STATED TASK =
Retype nothing except the lines below from the one with "Generate a Python" through the one with "pw, ph = W - L - R, H - T - B", exactly, with images left out.

*** GIVEN RECORDS ***

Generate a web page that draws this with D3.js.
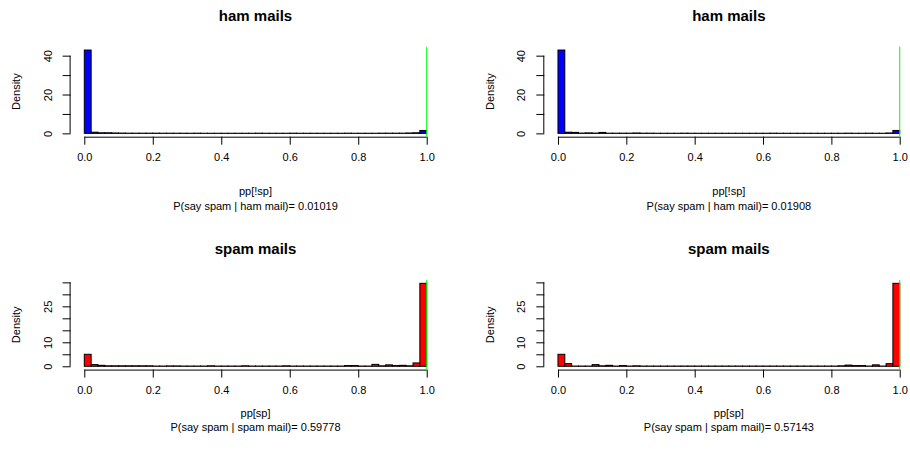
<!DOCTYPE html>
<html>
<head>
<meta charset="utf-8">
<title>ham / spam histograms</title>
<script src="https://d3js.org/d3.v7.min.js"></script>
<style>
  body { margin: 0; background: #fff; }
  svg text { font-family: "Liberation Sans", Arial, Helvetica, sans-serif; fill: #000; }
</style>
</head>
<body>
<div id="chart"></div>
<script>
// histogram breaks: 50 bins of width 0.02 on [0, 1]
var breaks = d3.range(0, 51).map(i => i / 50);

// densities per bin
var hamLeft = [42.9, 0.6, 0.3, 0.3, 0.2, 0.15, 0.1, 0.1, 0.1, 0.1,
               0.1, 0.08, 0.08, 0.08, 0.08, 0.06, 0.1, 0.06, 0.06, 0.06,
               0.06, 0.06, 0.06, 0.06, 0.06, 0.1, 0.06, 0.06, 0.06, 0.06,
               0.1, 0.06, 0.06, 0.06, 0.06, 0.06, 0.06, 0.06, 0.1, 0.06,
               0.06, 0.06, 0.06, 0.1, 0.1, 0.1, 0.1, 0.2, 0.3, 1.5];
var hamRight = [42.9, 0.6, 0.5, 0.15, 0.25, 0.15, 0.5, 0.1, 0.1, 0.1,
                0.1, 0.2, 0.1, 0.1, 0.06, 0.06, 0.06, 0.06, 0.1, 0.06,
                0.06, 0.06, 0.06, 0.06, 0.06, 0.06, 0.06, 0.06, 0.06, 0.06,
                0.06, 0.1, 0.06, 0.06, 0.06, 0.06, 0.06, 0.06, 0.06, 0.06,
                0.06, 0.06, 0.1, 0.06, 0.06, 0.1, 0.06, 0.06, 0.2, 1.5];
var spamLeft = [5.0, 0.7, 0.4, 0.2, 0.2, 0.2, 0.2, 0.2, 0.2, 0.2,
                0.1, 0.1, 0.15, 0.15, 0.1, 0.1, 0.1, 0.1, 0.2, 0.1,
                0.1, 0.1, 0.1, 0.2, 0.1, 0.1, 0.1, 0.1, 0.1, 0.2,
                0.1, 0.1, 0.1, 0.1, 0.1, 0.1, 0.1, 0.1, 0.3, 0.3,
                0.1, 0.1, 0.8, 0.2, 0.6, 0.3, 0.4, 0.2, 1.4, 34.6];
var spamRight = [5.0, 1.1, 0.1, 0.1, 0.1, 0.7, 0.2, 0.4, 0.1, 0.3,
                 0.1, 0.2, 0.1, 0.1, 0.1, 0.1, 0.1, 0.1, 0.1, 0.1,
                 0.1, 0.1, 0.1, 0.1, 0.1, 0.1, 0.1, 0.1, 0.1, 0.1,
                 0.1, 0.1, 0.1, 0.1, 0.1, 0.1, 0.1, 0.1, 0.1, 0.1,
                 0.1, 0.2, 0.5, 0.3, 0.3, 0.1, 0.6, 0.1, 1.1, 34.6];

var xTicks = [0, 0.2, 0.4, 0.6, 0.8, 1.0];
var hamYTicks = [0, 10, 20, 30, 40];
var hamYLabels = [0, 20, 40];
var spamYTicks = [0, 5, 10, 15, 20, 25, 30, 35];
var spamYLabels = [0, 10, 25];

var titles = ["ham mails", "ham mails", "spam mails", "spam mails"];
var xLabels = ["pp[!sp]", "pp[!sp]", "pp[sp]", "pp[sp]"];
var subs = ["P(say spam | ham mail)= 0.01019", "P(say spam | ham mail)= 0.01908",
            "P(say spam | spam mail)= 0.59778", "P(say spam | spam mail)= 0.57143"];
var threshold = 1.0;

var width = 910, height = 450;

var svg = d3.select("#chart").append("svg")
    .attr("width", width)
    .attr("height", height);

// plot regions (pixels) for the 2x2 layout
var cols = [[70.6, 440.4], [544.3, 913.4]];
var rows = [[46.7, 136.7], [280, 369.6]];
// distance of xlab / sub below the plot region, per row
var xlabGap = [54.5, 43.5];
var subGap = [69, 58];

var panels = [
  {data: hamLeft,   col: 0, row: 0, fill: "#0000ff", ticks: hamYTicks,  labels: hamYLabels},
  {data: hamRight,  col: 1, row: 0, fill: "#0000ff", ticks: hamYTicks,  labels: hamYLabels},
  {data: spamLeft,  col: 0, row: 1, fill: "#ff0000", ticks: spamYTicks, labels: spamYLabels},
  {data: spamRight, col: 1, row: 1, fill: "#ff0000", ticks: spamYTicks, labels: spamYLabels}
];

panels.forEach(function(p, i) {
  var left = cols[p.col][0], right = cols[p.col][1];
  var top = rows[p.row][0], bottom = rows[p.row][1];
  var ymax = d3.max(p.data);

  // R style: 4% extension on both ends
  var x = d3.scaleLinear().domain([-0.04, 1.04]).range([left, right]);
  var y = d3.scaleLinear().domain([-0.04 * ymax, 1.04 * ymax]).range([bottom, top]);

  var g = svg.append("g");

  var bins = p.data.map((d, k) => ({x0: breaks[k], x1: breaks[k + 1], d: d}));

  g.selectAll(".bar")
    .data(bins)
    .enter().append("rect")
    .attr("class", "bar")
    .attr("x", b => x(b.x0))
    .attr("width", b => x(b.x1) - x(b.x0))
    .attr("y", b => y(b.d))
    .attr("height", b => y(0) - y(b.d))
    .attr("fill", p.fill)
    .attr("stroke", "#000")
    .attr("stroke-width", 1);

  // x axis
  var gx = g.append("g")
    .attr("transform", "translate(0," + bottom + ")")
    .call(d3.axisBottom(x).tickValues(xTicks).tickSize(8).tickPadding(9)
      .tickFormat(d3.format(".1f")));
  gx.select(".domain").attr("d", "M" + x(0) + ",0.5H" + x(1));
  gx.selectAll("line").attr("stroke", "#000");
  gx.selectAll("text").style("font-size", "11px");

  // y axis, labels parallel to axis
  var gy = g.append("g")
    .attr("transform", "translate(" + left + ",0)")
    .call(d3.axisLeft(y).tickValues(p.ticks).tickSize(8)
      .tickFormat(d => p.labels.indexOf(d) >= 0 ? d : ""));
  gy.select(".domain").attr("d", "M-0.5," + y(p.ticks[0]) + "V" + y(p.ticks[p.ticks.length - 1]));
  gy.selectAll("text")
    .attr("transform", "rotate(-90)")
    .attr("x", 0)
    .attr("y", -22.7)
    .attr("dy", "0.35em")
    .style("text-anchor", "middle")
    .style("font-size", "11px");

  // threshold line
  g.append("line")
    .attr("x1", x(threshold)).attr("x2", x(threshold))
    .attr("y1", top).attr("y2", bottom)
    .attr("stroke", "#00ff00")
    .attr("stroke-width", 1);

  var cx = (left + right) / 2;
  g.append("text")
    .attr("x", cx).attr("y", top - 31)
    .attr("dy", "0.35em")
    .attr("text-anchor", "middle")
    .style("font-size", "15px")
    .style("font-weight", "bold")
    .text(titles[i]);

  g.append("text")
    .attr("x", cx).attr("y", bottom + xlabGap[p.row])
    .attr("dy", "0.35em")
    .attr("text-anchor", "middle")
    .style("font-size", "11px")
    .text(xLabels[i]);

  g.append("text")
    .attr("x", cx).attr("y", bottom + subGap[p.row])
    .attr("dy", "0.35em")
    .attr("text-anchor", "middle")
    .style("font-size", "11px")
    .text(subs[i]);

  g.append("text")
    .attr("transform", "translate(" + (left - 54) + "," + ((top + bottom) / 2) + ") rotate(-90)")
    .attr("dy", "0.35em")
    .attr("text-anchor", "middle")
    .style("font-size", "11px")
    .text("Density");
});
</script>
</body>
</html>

***
*** GIVEN RECORDS ***

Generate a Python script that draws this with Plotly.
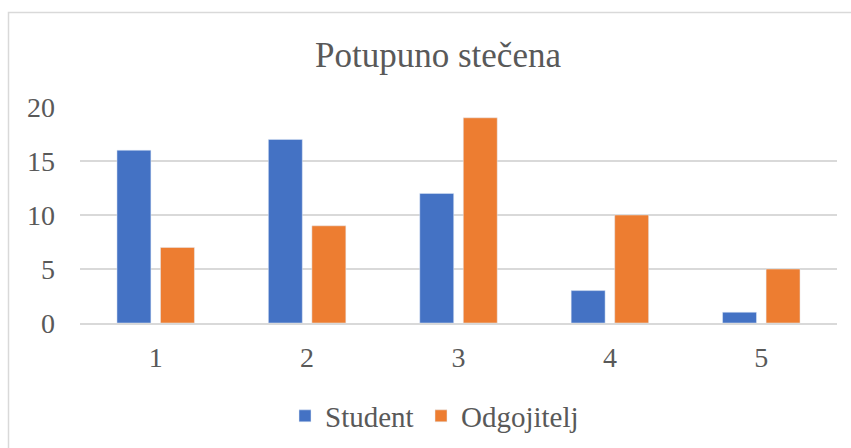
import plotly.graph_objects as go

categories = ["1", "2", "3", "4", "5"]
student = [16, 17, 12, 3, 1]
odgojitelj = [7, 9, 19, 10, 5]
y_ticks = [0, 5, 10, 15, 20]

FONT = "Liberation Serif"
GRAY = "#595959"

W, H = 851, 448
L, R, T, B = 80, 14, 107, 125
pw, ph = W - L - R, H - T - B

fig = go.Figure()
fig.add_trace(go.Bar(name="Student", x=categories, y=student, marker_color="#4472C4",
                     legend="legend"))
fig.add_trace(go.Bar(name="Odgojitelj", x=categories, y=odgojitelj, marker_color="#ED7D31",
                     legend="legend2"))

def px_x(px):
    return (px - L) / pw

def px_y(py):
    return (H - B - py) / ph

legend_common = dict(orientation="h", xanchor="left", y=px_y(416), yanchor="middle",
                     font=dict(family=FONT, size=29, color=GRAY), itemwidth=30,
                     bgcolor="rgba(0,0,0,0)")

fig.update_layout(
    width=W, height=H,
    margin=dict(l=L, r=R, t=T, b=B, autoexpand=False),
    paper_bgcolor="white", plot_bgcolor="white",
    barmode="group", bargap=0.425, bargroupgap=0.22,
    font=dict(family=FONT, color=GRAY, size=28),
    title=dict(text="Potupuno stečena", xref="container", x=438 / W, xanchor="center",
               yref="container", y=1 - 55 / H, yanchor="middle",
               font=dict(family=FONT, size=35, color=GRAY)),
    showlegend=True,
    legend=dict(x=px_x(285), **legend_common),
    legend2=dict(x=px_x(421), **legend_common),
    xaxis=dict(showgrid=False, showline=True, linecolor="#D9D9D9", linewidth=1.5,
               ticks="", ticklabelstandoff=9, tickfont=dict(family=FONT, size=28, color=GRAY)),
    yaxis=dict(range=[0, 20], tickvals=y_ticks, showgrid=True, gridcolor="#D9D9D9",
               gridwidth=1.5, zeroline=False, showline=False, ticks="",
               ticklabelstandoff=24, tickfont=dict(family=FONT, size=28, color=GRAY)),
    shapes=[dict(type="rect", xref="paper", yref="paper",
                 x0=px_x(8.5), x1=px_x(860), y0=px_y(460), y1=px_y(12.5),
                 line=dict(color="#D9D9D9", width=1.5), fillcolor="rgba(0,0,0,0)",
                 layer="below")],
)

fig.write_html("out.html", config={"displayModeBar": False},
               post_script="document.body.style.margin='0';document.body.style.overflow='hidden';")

***
*** GIVEN RECORDS ***

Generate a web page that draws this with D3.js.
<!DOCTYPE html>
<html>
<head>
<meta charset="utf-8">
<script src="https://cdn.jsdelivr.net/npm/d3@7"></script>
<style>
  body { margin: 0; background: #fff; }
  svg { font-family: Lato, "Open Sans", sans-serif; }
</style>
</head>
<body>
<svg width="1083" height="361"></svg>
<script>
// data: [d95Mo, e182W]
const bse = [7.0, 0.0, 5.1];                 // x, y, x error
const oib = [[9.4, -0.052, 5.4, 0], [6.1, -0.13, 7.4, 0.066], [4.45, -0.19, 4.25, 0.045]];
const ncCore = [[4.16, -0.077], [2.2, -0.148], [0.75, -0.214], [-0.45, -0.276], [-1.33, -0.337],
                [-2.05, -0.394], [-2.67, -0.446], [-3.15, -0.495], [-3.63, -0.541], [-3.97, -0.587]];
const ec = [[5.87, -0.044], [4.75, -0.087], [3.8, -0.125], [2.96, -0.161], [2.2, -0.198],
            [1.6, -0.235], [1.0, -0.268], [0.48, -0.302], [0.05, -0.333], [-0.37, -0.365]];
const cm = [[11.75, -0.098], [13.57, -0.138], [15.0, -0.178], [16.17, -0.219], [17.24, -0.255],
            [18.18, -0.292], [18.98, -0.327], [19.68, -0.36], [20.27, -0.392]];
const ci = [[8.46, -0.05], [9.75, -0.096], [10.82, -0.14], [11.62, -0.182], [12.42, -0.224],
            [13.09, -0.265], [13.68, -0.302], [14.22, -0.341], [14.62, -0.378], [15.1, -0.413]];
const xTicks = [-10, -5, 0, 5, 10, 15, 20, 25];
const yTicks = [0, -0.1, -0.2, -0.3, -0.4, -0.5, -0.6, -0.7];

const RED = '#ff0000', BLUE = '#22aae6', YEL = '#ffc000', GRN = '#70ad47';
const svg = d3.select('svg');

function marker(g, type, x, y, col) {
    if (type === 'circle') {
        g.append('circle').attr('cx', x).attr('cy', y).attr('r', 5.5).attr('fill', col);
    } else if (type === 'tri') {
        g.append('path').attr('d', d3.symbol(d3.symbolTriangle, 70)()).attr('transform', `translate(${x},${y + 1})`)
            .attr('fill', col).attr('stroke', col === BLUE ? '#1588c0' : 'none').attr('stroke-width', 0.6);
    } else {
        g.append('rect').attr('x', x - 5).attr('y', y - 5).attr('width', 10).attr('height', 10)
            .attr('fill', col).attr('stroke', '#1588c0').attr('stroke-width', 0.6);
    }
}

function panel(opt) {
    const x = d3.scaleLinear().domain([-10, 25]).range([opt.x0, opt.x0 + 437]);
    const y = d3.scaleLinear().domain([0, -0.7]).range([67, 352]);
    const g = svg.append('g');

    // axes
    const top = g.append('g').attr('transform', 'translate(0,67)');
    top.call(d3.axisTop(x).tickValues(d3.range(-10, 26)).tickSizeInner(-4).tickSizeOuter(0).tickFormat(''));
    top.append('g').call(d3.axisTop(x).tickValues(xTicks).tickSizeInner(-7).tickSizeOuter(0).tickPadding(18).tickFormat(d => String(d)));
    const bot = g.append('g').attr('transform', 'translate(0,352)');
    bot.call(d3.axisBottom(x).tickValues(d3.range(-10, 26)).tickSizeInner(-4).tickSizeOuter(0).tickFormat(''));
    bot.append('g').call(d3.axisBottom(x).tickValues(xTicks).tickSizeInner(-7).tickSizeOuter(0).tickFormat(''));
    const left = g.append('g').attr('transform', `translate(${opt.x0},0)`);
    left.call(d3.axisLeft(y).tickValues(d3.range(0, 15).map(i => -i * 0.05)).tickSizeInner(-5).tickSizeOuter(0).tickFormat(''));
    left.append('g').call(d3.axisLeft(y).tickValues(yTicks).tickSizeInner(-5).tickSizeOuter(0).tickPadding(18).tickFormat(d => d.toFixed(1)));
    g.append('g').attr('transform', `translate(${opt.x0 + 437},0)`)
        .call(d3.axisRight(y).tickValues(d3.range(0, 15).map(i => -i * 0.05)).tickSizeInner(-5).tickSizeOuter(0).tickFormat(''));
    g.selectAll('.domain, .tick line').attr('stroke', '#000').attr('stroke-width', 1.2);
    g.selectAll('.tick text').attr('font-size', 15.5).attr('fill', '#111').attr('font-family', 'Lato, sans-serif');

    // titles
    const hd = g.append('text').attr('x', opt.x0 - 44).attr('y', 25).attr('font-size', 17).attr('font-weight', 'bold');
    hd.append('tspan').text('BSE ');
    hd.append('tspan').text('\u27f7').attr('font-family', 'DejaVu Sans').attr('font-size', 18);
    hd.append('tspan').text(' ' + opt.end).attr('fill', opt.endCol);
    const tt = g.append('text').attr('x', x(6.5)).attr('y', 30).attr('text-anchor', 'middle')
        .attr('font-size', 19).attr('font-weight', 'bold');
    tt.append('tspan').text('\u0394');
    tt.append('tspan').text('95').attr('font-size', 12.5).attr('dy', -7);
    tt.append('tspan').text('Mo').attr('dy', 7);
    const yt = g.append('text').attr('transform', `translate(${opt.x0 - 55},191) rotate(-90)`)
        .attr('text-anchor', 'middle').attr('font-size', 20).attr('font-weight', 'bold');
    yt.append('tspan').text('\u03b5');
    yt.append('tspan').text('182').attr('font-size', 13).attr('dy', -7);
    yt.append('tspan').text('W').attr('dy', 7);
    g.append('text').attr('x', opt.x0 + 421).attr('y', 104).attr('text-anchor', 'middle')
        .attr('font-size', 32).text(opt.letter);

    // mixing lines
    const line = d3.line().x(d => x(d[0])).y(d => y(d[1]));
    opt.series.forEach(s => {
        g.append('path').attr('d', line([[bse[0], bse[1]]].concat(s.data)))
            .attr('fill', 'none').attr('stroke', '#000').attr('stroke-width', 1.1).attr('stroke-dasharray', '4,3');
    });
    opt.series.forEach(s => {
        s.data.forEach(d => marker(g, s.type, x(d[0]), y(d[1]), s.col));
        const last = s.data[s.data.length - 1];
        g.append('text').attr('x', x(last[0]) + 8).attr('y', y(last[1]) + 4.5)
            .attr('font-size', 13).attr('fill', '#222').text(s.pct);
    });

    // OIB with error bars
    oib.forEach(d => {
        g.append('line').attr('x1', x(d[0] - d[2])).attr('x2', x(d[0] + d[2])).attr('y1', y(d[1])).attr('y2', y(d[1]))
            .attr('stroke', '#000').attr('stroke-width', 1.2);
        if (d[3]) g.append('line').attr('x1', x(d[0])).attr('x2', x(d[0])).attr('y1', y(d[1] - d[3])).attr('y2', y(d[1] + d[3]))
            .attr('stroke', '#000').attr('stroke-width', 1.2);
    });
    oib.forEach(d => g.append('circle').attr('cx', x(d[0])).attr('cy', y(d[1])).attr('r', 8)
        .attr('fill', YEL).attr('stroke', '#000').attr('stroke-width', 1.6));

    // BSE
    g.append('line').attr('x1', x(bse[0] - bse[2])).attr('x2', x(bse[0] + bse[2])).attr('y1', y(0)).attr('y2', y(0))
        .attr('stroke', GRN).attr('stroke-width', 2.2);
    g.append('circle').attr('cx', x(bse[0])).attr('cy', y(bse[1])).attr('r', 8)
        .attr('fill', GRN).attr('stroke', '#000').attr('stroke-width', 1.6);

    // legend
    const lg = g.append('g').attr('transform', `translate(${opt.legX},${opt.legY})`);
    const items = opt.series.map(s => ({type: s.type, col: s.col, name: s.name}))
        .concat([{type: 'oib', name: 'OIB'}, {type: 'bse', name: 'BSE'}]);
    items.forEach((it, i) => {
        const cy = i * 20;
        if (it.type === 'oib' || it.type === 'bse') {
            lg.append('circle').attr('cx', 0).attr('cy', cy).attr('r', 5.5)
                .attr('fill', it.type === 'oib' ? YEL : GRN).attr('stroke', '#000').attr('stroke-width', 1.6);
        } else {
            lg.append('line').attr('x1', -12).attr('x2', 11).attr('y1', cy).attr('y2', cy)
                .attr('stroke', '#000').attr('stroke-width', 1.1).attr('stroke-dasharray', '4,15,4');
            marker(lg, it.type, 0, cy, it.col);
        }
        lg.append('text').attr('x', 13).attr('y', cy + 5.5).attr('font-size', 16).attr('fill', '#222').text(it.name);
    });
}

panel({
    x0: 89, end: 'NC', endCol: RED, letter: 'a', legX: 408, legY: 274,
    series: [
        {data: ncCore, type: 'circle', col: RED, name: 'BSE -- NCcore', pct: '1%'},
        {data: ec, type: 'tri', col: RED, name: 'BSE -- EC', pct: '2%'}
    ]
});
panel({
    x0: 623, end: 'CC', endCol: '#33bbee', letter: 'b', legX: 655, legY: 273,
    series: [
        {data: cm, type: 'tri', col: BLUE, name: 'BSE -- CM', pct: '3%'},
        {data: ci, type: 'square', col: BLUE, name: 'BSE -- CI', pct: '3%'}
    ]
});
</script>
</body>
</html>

***

EXERCISE SOLUTION =
Generate a Python script that draws this with Plotly.
import plotly.graph_objects as go

categories = ["1", "2", "3", "4", "5"]
student = [16, 17, 12, 3, 1]
odgojitelj = [7, 9, 19, 10, 5]
y_ticks = [0, 5, 10, 15, 20]

FONT = "Liberation Serif"
GRAY = "#595959"

W, H = 851, 448
L, R, T, B = 80, 14, 107, 125
pw, ph = W - L - R, H - T - B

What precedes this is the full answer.